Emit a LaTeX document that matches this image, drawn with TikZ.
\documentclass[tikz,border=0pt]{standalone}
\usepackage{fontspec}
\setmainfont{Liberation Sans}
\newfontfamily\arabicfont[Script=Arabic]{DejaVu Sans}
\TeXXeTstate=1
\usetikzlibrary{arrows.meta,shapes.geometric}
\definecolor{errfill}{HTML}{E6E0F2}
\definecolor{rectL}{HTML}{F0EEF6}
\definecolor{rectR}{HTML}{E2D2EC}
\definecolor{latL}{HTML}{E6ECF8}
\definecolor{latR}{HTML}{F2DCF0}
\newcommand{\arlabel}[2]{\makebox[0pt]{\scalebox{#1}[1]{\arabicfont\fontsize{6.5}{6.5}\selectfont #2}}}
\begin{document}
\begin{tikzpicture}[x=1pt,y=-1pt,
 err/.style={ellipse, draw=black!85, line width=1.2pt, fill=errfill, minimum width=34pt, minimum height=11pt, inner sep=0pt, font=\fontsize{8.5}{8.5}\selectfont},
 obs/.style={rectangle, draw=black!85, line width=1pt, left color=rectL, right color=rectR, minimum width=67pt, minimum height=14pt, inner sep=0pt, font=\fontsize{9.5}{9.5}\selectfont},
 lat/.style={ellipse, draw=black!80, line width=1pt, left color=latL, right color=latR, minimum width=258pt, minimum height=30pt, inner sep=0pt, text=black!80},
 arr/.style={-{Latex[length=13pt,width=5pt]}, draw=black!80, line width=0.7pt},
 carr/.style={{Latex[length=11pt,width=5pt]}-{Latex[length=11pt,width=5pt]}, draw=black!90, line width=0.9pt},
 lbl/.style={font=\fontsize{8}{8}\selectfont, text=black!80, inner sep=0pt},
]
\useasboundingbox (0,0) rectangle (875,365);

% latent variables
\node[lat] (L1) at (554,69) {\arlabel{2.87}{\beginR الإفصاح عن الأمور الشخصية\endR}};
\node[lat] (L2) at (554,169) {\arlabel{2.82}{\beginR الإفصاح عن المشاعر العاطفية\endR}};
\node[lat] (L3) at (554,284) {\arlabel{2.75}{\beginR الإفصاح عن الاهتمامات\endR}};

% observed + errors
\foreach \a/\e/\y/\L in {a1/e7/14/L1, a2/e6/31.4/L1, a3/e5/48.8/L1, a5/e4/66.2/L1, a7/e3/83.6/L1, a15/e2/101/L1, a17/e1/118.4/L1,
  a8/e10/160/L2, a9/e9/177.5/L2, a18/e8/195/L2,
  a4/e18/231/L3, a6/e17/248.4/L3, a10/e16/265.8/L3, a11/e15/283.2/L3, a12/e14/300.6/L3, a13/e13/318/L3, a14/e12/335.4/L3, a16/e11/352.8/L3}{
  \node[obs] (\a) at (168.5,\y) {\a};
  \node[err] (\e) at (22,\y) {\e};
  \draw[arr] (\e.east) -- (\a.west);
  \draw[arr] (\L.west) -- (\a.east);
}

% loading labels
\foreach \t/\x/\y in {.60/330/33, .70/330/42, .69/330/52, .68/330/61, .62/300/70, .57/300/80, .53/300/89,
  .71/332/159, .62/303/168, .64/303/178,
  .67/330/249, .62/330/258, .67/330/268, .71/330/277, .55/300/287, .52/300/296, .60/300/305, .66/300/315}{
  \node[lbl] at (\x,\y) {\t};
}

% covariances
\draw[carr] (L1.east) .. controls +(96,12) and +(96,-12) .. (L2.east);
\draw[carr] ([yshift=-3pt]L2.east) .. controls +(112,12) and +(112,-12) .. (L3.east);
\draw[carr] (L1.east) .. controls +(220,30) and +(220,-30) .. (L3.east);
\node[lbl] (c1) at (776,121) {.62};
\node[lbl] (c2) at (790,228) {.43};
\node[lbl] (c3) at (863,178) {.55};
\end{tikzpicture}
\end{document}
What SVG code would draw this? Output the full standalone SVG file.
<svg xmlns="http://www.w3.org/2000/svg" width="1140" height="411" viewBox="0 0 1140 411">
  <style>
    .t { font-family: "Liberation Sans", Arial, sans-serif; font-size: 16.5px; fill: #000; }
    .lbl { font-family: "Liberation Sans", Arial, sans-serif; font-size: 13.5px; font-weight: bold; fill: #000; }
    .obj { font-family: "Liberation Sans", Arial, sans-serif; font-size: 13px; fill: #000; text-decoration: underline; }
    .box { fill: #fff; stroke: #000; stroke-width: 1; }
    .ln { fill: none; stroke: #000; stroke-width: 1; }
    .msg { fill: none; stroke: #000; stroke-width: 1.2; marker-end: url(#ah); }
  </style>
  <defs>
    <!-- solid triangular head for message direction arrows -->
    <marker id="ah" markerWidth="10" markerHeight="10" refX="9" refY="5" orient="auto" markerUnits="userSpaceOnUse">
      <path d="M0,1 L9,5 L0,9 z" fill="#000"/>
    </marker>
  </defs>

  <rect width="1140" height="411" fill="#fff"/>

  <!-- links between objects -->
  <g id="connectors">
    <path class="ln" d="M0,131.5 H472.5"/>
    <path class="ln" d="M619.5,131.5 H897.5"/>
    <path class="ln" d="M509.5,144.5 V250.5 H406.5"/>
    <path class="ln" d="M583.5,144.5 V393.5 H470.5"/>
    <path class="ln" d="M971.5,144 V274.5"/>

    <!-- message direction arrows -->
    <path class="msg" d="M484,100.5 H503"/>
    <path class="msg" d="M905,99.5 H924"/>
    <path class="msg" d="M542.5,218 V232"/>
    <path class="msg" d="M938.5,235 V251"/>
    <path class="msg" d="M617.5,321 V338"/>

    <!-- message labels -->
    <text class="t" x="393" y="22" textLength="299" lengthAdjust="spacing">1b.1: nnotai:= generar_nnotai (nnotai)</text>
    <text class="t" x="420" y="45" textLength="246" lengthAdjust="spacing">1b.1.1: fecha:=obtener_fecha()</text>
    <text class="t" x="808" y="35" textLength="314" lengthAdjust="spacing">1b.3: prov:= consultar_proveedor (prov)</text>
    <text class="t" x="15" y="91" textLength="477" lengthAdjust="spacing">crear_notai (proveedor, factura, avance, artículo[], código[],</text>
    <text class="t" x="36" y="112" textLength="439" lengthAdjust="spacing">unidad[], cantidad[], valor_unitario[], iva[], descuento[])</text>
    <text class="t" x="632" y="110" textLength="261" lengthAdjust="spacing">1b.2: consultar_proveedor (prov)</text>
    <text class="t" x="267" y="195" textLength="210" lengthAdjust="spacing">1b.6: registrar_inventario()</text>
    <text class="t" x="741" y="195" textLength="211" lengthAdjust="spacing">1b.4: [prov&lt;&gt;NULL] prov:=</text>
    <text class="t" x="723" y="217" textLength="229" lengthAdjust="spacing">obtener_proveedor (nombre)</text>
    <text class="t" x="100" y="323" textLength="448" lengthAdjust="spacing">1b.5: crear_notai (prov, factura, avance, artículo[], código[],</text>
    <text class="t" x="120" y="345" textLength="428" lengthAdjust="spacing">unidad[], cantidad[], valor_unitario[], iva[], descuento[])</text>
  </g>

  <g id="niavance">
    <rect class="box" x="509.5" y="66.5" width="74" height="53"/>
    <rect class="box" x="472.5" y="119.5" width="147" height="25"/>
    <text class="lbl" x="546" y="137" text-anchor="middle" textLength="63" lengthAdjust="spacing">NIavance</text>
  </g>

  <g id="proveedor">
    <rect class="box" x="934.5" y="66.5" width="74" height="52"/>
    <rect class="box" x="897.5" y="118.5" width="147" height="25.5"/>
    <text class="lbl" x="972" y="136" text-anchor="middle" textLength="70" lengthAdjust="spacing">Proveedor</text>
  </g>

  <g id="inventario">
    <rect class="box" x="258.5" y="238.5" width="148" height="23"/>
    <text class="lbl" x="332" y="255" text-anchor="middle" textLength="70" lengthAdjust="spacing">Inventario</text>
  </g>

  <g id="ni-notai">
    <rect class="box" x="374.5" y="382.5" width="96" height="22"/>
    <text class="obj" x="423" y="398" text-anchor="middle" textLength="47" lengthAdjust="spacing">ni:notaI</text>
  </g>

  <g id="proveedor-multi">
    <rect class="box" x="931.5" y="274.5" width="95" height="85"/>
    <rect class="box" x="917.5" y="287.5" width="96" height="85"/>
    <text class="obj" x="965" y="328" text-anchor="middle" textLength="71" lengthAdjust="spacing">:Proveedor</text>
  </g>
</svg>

◆ Problem statement
Select every line of the records holding the string "standalone".

◆ Answer in full
\documentclass[tikz,border=0pt]{standalone}
What SVG code would draw this? Output the full standalone SVG file.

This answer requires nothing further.